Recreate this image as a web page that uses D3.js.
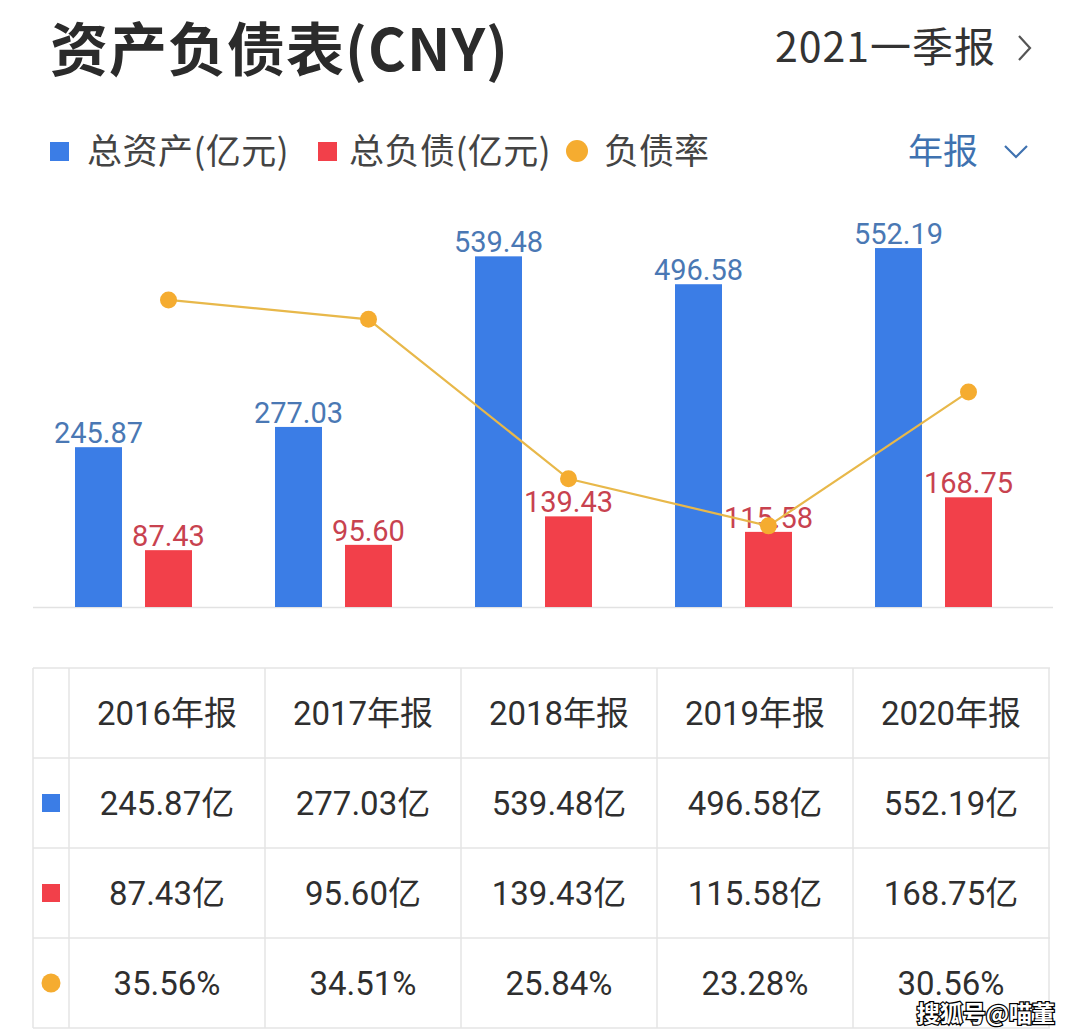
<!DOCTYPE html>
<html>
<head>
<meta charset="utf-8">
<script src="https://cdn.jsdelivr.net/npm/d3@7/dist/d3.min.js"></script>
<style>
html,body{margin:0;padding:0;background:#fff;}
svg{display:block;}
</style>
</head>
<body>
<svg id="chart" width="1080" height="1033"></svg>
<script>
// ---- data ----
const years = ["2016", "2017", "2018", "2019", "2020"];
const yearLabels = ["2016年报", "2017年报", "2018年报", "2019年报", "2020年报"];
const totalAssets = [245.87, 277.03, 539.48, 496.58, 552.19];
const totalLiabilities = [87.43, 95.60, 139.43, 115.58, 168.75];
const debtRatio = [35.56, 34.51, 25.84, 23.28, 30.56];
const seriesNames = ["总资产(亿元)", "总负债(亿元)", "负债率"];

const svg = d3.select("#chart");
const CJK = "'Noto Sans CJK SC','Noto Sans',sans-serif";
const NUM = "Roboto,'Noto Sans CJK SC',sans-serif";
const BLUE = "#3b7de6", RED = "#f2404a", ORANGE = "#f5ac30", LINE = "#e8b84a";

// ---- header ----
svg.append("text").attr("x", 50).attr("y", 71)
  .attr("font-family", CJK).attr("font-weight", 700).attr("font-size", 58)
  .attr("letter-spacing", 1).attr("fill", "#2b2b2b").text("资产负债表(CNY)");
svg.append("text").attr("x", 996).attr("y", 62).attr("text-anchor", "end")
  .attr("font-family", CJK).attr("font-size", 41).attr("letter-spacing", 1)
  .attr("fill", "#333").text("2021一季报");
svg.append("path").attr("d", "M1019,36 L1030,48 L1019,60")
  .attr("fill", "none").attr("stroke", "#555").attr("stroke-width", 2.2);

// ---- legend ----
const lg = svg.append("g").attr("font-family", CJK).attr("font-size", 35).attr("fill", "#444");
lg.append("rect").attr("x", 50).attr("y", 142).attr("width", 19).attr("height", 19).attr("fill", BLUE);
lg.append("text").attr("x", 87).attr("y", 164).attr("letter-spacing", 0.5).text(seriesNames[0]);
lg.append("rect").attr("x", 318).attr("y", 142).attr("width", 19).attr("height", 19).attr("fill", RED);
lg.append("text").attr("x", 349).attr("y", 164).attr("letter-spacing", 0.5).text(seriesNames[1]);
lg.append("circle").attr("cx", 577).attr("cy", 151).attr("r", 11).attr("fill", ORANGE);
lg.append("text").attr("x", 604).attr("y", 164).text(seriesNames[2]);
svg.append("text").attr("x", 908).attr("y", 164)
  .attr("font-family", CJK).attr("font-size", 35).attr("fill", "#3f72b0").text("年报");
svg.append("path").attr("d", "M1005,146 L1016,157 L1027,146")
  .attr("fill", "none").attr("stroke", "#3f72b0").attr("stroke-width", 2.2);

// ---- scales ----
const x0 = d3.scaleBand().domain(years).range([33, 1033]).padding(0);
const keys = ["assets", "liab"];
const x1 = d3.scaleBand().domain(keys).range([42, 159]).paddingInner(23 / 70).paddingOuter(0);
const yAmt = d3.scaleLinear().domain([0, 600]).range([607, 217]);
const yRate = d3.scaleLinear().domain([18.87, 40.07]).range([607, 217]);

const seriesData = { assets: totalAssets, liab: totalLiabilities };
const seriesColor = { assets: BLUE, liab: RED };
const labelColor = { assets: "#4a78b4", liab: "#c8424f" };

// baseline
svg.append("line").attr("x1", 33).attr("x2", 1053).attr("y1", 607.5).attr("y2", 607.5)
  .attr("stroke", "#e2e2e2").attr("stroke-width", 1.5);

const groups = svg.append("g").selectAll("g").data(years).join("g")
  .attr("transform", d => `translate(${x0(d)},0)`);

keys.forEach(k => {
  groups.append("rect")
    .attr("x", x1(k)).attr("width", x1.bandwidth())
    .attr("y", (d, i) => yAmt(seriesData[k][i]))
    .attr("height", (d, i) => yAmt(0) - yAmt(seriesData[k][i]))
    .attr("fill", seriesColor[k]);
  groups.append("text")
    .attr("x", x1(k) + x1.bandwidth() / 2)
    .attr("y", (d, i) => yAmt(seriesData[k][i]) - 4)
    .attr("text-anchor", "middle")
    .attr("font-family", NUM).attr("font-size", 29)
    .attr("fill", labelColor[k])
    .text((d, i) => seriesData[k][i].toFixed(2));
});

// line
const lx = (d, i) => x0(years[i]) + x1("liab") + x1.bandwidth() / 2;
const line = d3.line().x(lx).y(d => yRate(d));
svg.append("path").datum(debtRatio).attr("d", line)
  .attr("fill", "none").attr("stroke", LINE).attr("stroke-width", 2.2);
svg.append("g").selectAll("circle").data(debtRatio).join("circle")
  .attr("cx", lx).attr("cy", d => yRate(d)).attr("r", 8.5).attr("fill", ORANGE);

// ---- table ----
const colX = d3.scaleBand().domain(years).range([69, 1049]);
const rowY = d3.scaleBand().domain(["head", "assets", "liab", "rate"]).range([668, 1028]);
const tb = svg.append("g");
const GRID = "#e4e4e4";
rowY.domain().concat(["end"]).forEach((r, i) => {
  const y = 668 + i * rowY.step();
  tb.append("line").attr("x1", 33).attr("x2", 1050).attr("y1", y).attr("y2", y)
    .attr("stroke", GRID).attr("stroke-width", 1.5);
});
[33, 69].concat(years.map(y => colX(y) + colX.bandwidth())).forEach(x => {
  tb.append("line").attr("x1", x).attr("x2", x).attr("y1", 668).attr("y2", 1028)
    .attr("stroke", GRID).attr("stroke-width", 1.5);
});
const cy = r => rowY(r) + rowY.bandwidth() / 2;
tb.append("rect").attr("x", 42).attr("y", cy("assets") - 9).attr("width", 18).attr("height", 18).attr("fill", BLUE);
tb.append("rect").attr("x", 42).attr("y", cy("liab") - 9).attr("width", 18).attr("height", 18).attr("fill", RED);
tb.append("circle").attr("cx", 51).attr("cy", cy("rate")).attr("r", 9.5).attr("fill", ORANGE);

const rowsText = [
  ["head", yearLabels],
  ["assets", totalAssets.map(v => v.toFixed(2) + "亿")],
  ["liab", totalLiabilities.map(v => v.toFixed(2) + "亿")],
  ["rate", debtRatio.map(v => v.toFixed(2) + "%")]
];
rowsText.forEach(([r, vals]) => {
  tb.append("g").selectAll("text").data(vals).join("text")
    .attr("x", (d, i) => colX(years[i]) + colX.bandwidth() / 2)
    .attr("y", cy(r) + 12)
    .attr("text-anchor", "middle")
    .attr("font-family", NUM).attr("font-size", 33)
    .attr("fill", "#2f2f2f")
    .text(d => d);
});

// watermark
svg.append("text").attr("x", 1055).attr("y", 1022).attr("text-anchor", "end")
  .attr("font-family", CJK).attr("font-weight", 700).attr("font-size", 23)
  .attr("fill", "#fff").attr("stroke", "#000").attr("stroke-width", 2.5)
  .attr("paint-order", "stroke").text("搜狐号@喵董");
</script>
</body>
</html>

+===+

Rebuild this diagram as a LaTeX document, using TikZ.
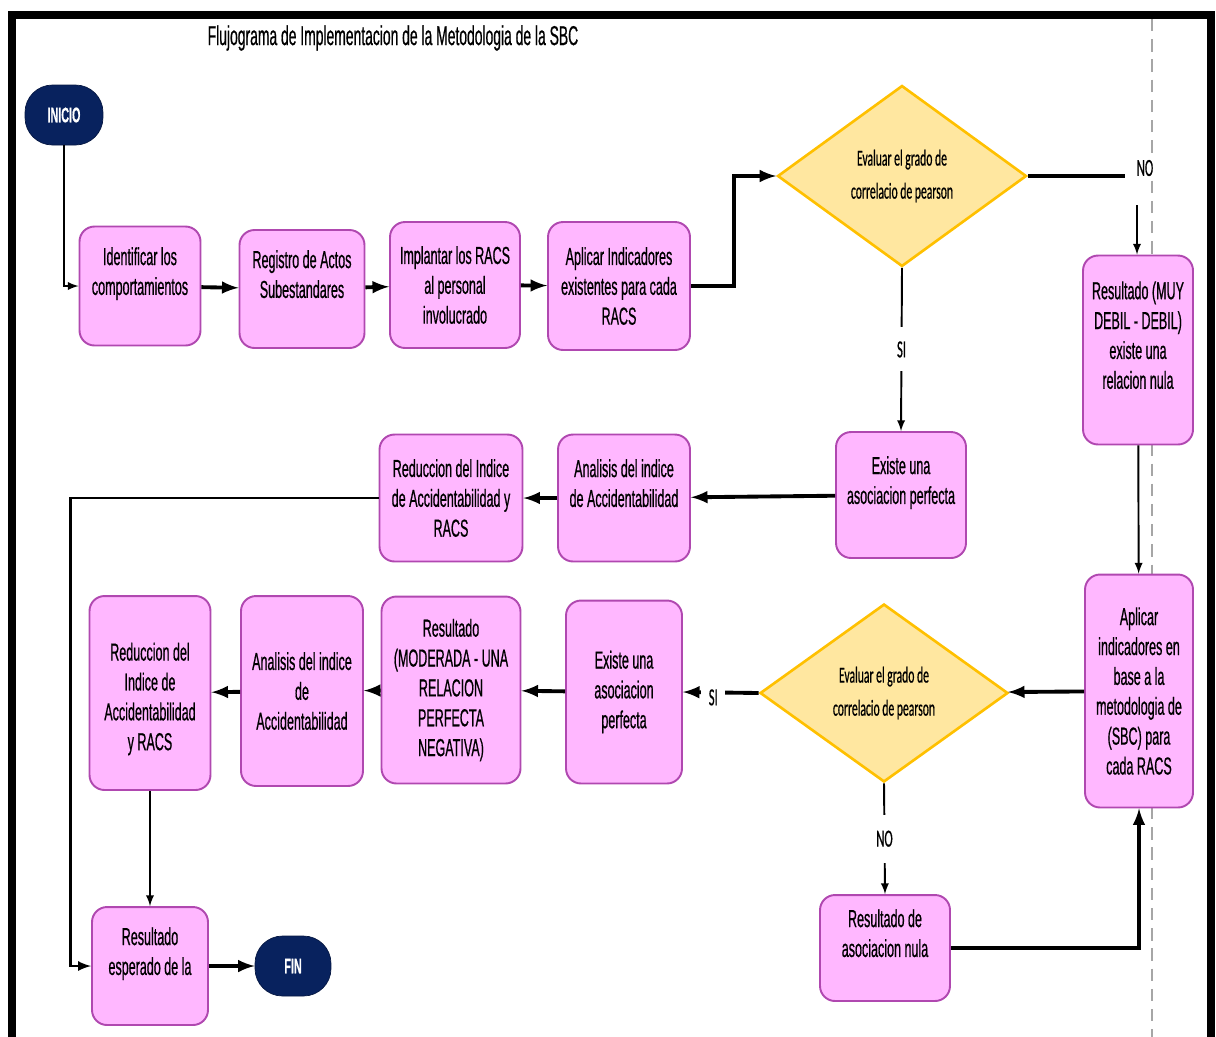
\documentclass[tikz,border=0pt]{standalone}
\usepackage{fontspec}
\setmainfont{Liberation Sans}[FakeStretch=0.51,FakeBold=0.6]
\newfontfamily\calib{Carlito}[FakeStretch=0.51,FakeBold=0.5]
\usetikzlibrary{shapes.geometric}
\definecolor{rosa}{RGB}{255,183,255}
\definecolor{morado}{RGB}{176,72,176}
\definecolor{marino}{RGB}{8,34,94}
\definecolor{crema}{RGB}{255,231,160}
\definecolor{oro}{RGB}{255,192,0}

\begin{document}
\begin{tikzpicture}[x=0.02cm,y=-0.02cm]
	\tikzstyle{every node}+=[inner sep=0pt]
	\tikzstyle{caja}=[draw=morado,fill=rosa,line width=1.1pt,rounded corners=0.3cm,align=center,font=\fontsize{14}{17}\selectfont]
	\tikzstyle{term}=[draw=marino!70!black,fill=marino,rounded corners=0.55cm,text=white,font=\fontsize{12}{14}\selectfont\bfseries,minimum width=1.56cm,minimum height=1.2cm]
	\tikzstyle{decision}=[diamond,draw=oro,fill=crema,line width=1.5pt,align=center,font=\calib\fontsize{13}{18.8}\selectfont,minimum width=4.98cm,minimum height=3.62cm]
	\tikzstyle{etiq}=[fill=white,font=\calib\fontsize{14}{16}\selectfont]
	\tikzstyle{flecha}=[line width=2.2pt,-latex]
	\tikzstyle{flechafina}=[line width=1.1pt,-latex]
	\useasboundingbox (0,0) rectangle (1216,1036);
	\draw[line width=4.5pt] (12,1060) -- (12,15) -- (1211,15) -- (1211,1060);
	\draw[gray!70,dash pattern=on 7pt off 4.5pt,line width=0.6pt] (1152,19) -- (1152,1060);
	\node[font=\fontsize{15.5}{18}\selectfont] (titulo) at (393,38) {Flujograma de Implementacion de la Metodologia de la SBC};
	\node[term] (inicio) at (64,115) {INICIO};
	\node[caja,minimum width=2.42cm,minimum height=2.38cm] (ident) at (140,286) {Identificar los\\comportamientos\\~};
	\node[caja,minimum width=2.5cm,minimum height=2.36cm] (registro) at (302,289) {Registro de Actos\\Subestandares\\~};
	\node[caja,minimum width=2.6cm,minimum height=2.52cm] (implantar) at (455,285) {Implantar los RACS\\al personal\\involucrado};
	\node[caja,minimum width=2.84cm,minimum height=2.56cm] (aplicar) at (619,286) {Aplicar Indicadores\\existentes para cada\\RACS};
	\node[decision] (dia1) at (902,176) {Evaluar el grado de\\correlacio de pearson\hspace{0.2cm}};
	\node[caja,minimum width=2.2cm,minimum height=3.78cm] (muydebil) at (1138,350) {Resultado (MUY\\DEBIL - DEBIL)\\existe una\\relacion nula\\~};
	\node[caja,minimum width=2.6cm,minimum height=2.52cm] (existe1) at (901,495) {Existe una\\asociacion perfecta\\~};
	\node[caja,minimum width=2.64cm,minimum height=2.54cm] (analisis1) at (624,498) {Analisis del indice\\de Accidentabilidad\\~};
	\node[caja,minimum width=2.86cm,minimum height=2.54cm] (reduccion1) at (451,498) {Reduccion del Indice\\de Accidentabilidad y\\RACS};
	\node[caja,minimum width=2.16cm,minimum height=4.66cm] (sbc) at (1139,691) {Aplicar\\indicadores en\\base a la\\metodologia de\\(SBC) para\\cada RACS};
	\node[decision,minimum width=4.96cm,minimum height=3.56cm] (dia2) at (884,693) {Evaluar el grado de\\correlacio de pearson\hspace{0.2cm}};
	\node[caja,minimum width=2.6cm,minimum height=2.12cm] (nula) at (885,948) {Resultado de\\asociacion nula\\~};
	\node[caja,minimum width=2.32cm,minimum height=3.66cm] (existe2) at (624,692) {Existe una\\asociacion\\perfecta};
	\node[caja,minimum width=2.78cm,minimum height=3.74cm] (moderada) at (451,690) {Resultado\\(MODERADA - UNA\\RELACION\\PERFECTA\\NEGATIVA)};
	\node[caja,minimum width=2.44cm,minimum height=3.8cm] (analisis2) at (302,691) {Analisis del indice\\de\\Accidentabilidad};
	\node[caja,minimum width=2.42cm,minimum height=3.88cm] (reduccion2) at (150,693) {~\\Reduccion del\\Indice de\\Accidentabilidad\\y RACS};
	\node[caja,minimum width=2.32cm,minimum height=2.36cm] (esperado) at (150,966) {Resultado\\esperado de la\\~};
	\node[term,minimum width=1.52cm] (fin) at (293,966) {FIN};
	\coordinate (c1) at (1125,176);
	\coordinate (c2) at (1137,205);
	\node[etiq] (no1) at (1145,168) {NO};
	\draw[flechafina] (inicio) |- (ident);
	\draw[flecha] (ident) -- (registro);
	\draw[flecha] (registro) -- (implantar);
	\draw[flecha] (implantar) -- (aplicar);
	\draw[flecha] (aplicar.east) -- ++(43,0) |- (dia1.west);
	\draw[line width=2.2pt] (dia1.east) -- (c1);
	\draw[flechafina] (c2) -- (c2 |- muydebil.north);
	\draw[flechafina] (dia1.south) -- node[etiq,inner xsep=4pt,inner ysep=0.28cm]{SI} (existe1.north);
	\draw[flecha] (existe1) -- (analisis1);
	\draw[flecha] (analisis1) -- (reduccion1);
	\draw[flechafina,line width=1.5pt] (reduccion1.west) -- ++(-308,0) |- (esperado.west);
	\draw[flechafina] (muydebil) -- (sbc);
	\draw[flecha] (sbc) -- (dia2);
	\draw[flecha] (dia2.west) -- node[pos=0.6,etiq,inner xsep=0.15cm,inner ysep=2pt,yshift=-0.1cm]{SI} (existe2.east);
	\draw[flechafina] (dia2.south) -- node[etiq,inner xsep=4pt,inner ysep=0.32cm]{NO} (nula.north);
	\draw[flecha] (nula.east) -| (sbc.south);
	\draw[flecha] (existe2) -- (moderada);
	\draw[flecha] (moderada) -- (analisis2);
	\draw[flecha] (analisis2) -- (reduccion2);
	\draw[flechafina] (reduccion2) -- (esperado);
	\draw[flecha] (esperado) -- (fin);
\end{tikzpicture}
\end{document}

+===+

Goal ▸ In the listing, find every line containing the word "this" and list it.

Written answer ▸
Recreate this image as a web page that uses D3.js.
Rebuild this diagram as a LaTeX document, using TikZ.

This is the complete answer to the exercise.